I have the following problem:
The following reversible system is at equilibrium: $$\ce{P_{4(s)} + 6Cl_{2(g)} <=> 4PCl_{3(l)}} $$ What happens with the equilibrium if $\ce{P_4}$ is added.
Normally, by applying Le Chatelier's principle the equilibrium should be shifted to the right, however, for some reason this does not apply to the above equation.
Why does increasing or decreasing the quantities does not change the equilibrium in the above system?
Firstly, as an approximation, we can assume that only gases and species in aqueous solution are input into the equilibrium constant expression.
Since $\ce{Cl_2}$ is the only species in the reaction that qualifies (as it's in gaseous state), $K_p$ will be:
$$K_p=\frac{1}{P_{\ce{Cl_2}}^6}$$
Because no change in temperature is taking place, $K_p$ is a constant, which means $P_{\ce{Cl_2}}$ is also a constant since:
$$P_{\ce{Cl_2}}=\left(\frac{1}{K_p}\right)^{1/6}$$
Now, since $\ce{Cl_2}$ is the only gas, the total equilibrium pressure $P$ will only depend on $P_{\ce{Cl_2}}$:
$$P=P_{\ce{Cl_2}}$$
This means that no matter how much phosphorus we add, the total equilibrium pressure will not change, since $P$ does not depend on phosphorus.

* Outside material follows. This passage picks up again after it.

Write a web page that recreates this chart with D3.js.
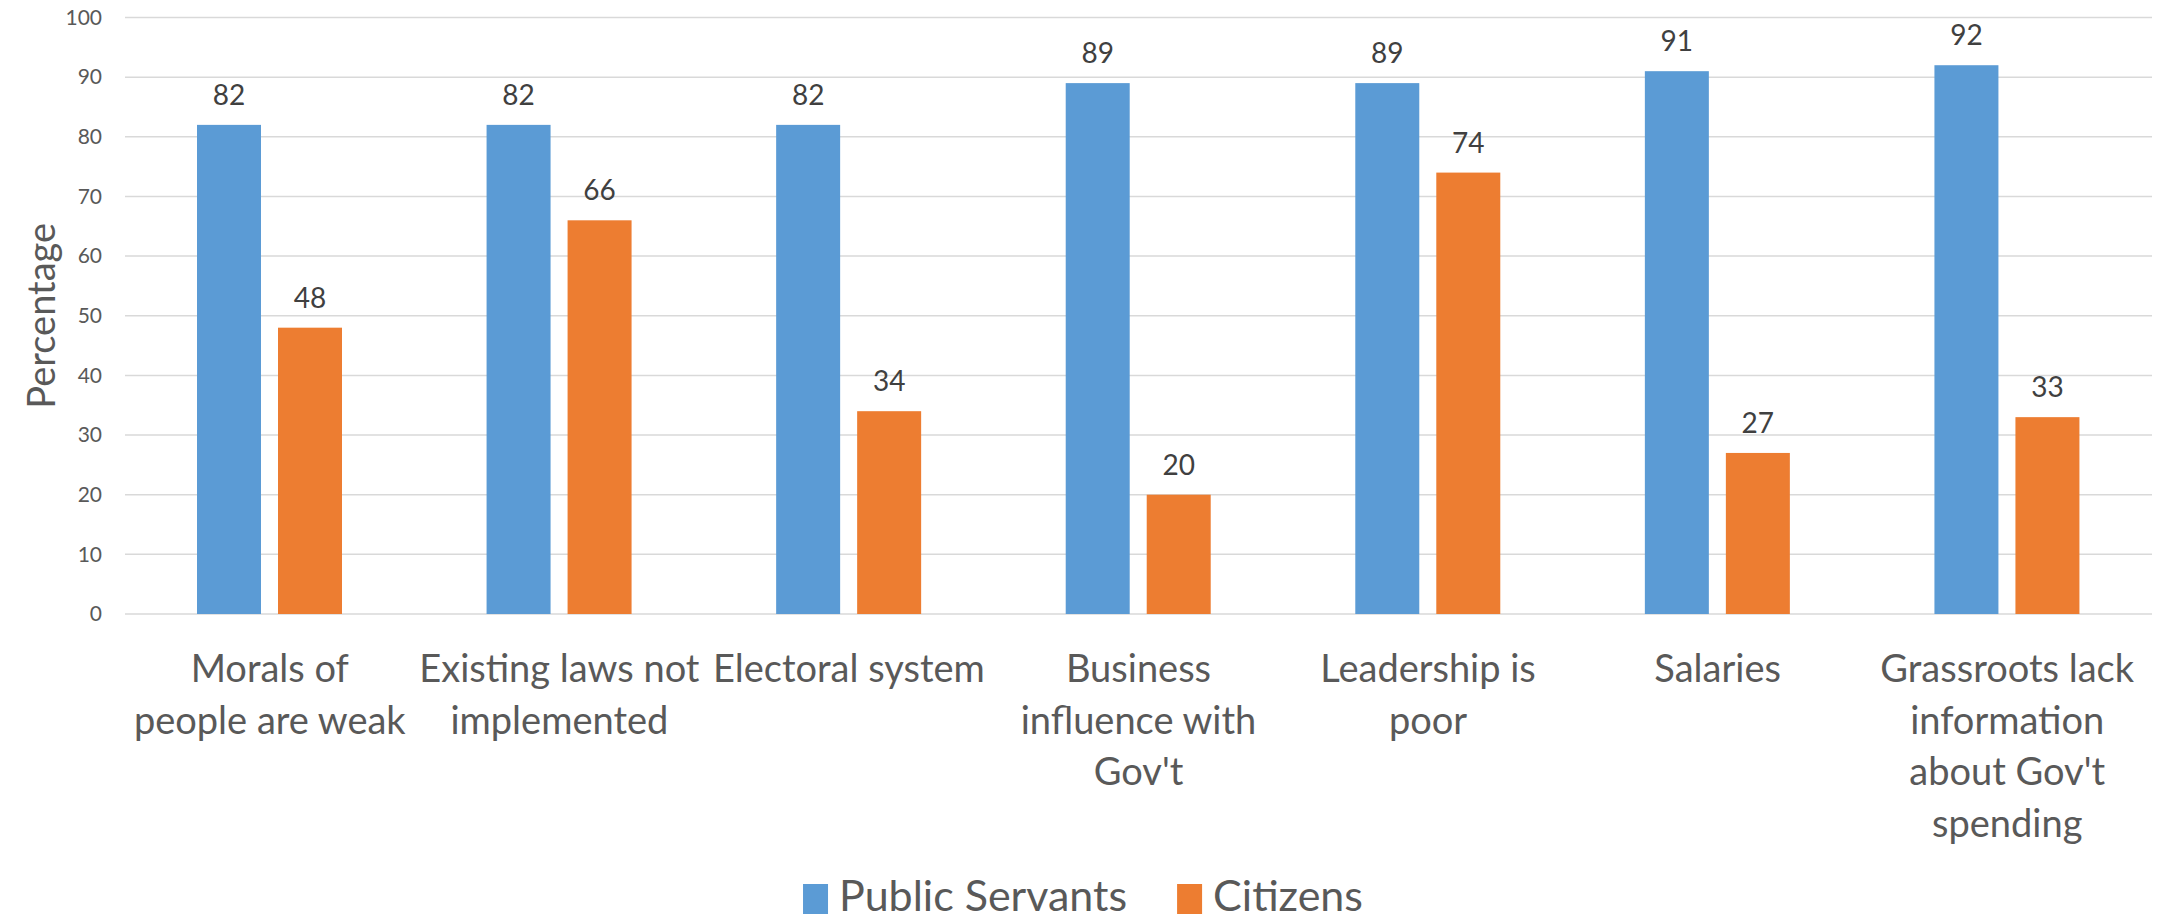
<!DOCTYPE html>
<html>
<head>
<meta charset="utf-8">
<style>
  html, body { margin: 0; padding: 0; background: #fff; }
  svg { display: block; font-family: Lato, "Open Sans", sans-serif; }
</style>
<script src="https://d3js.org/d3.v7.min.js"></script>
</head>
<body>
<svg id="chart" width="2165" height="921"></svg>
<script>
// data
var categories = [
  "Morals of people are weak",
  "Existing laws not implemented",
  "Electoral system",
  "Business influence with Gov't",
  "Leadership is poor",
  "Salaries",
  "Grassroots lack information about Gov't spending"
];
// label lines as they wrap in the original
var categoryLines = [
  ["Morals of", "people are weak"],
  ["Existing laws not", "implemented"],
  ["Electoral system"],
  ["Business", "influence with", "Gov't"],
  ["Leadership is", "poor"],
  ["Salaries"],
  ["Grassroots lack", "information", "about Gov't", "spending"]
];
var seriesNames = ["Public Servants", "Citizens"];
var publicServants = [82, 82, 82, 89, 89, 91, 92];
var citizens = [48, 66, 34, 20, 74, 27, 33];
var yTicks = [0, 10, 20, 30, 40, 50, 60, 70, 80, 90, 100];
var colors = ["#5B9BD5", "#ED7D31"];

var svg = d3.select("#chart");
var plotLeft = 125, plotRight = 2152, plotTop = 17.5, plotBottom = 614;

var x0 = d3.scaleBand().domain(categories).range([plotLeft, plotRight]).paddingInner(0).paddingOuter(0);
var x1 = d3.scaleBand().domain(seriesNames).range([72, 217]).paddingInner(0.21).paddingOuter(0);
var y = d3.scaleLinear().domain([0, 100]).range([plotBottom, plotTop]);
var z = d3.scaleOrdinal().domain(seriesNames).range(colors);

var rows = categories.map(function(c, i) {
  return {cat: c, vals: [
    {key: seriesNames[0], value: publicServants[i]},
    {key: seriesNames[1], value: citizens[i]}
  ]};
});

// gridlines
svg.append("g")
  .selectAll("line")
  .data(yTicks)
  .enter().append("line")
    .attr("x1", plotLeft).attr("x2", plotRight)
    .attr("y1", function(d) { return y(d); })
    .attr("y2", function(d) { return y(d); })
    .attr("stroke", "#d9d9d9")
    .attr("stroke-width", 1.5);

// y axis labels
var yAxis = svg.append("g")
  .attr("transform", "translate(" + plotLeft + ",0)")
  .call(d3.axisLeft(y).tickValues(yTicks).tickSize(0).tickPadding(23));
yAxis.select(".domain").remove();
yAxis.selectAll("text")
  .attr("font-family", "Lato, sans-serif")
  .attr("font-size", 21)
  .attr("fill", "#595959");

// bars
var groups = svg.append("g")
  .selectAll("g")
  .data(rows)
  .enter().append("g")
    .attr("transform", function(d) { return "translate(" + x0(d.cat) + ",0)"; });

groups.selectAll("rect")
  .data(function(d) { return d.vals; })
  .enter().append("rect")
    .attr("x", function(d) { return x1(d.key); })
    .attr("y", function(d) { return y(d.value); })
    .attr("width", x1.bandwidth())
    .attr("height", function(d) { return y(0) - y(d.value); })
    .attr("fill", function(d) { return z(d.key); });

groups.selectAll("text")
  .data(function(d) { return d.vals; })
  .enter().append("text")
    .attr("x", function(d) { return x1(d.key) + x1.bandwidth() / 2; })
    .attr("y", function(d) { return y(d.value) - 20; })
    .attr("text-anchor", "middle")
    .attr("font-size", 28)
    .attr("fill", "#404040")
    .text(function(d) { return d.value; });

// category labels
var xAxis = svg.append("g")
  .attr("transform", "translate(0," + plotBottom + ")")
  .call(d3.axisBottom(x0).tickSize(0).tickFormat(""));
xAxis.select(".domain").remove();
xAxis.selectAll(".tick text").remove();
xAxis.selectAll(".tick")
  .append("text")
    .attr("text-anchor", "middle")
    .attr("font-family", "Lato, sans-serif")
    .attr("font-size", 38)
    .attr("fill", "#595959")
    .each(function(d, i) {
      var t = d3.select(this);
      categoryLines[i].forEach(function(line, j) {
        t.append("tspan").attr("x", 0).attr("y", 68 + j * 51.5).text(line);
      });
    });

// y title
svg.append("text")
  .attr("transform", "translate(42," + (plotTop + plotBottom) / 2 + ") rotate(-90)")
  .attr("text-anchor", "middle")
  .attr("dy", "0.35em")
  .attr("font-size", 38)
  .attr("fill", "#595959")
  .text("Percentage");

// legend
var legend = svg.append("g").attr("transform", "translate(0,911)");
var items = legend.selectAll("g")
  .data(seriesNames)
  .enter().append("g");
items.append("rect")
  .attr("y", -27).attr("width", 25).attr("height", 30)
  .attr("fill", z);
items.append("text")
  .attr("x", 36)
  .attr("font-size", 43)
  .attr("fill", "#595959")
  .text(function(d) { return d; });
var widths = [];
items.each(function() { widths.push(this.getBBox().width); });
var gap = 50;
var total = d3.sum(widths) + gap * (widths.length - 1);
var start = 1083 - total / 2;
items.attr("transform", function(d, i) {
  return "translate(" + (start + d3.sum(widths.slice(0, i)) + gap * i) + ",0)";
});
</script>
</body>
</html>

Let $P_1=$ total equilibrium pressure before adding more phosphorus.
Let $P_2=$ total equilibrium pressure after adding more phosphorus.
$$\Delta P=P_2-P_1=0$$
When we say "equilibrium shifts", (at constant temperature) what we mean is that $K_p$ remains constant, but $K_x$ does not. $K_x$ is the equilibrium expression in terms of molar fractions.
$K_x$ is a "false" or "fake" equilibrium constant in the sense that, while it has an analogous expression with respect to $K_p$, it is not actually always a constant (even when temperature is not changed).
This is due to the fact that $K_x$ changes at the expense of $K_p$ in order for the latter to remain constant, and the relationship between them is:
$$K_p=K_x\times P^{\Delta n}$$
In this case, if we can show that $K_x$ does not change after adding phosphorus, then there is no shift in equilibrium taking place.
Let:
$K_{x1}$ represent $K_x$ before phosphorus is added.
$K_{x2}$ represent $K_x$ after phosphorus is added.
$$K_p=K_{x1}\times P_1^{\Delta n}=K_{x2}\times P_2^{\Delta n}$$
Rearranging:
$$\frac{K_{x2}}{K_{x1}}=\left(\frac{P_1}{P_2}\right)^{\Delta n}$$
$$K_{x2}=K_{x1}\left(\frac{P_1}{P_2}\right)^{\Delta n}$$
Here we can observe that $K_{x2}$ = $K_{x1}$ when at least one of two things happens:
(1) $\Delta n=0$
(2) $P_2 = P_1$
In our case:
(1) is false since $\Delta n=-6$
but...
(2) is true because earlier we said $\Delta P=0$, so $P_2=P_1$
In conclusion, $\Delta K_x=0$, which means there is no shift in equilibrium for this reaction after adding more phosphorus.